WHAT IS NEEDED | Identify the lines that include the word "code", then copy all of them.

- - -

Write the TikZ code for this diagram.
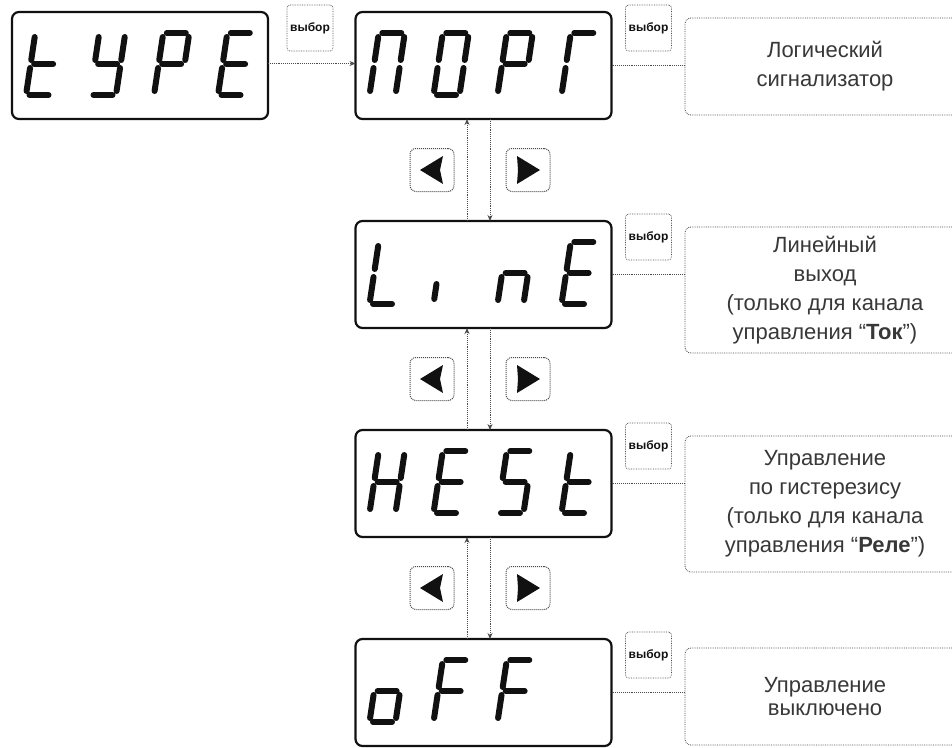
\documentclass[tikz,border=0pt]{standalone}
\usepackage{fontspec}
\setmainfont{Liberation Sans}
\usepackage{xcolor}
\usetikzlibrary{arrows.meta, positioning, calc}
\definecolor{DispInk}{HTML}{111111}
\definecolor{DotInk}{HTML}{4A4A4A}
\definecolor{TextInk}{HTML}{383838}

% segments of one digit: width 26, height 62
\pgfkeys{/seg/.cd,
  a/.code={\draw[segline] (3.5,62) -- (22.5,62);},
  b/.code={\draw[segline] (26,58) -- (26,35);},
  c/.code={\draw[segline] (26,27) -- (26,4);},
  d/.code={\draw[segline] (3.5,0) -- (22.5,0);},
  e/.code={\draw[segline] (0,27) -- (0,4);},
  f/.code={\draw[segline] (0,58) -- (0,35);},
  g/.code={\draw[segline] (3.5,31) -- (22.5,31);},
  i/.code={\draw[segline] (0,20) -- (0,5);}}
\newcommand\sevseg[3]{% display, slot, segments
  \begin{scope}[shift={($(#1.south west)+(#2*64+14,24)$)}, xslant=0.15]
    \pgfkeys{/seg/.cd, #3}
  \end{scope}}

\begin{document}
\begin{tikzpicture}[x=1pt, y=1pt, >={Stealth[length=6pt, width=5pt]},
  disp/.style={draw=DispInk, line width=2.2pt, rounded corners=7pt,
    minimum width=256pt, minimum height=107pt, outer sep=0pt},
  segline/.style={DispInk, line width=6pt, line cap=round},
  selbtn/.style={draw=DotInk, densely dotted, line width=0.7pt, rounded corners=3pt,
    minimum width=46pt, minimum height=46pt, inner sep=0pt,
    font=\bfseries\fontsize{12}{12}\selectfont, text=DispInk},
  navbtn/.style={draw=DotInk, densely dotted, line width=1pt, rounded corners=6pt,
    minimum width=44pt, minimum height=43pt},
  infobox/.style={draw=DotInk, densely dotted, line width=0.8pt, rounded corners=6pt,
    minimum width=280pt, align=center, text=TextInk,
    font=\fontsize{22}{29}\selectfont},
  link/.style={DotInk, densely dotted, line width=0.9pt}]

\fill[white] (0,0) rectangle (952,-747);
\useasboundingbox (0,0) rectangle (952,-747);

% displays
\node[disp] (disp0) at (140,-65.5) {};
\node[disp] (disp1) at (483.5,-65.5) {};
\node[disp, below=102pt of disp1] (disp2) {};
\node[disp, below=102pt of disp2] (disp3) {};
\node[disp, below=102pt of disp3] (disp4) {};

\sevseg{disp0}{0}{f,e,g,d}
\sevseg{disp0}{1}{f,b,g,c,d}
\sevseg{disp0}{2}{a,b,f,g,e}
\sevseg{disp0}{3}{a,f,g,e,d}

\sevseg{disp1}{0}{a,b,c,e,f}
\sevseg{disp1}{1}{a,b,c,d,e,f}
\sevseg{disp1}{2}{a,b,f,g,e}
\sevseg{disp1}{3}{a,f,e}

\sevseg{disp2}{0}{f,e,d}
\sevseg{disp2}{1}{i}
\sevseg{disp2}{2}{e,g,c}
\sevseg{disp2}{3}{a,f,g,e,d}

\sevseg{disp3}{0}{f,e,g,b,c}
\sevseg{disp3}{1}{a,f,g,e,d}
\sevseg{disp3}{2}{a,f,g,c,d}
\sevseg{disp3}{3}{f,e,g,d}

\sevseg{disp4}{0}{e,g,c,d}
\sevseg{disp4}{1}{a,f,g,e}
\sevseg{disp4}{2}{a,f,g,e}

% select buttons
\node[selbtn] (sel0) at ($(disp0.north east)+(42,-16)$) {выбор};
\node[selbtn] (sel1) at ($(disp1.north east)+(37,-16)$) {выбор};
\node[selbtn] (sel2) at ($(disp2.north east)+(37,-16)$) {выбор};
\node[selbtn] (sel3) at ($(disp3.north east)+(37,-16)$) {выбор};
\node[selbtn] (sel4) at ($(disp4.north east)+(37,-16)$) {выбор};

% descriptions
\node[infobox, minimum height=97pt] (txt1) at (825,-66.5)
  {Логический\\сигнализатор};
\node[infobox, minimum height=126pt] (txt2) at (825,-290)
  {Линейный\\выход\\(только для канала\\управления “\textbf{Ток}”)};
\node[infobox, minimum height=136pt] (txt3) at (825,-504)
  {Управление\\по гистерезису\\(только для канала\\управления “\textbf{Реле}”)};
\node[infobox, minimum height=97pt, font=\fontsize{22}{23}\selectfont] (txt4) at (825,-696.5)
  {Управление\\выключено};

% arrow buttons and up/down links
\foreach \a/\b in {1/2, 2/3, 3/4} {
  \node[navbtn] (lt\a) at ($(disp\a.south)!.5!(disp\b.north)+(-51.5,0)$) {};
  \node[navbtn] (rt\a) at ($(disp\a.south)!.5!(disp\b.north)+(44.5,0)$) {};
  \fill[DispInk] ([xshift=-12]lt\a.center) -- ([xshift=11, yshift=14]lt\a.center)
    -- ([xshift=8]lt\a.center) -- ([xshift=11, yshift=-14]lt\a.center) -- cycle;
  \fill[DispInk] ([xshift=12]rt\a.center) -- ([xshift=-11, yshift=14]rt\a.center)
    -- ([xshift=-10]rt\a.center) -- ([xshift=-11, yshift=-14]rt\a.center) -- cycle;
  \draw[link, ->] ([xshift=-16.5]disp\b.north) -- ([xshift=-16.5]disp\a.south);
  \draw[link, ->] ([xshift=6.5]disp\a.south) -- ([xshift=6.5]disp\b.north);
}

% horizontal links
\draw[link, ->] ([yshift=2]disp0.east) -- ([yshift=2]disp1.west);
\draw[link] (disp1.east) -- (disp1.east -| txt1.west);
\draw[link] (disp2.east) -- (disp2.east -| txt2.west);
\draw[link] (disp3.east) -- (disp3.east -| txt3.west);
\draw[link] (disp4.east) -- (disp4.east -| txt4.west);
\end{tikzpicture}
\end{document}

- - -

SOLUTION BELOW |
Write the TikZ code for this diagram.
  a/.code={\draw[segline] (3.5,62) -- (22.5,62);},
  b/.code={\draw[segline] (26,58) -- (26,35);},
  c/.code={\draw[segline] (26,27) -- (26,4);},
  d/.code={\draw[segline] (3.5,0) -- (22.5,0);},
  e/.code={\draw[segline] (0,27) -- (0,4);},
  f/.code={\draw[segline] (0,58) -- (0,35);},
  g/.code={\draw[segline] (3.5,31) -- (22.5,31);},
  i/.code={\draw[segline] (0,20) -- (0,5);}}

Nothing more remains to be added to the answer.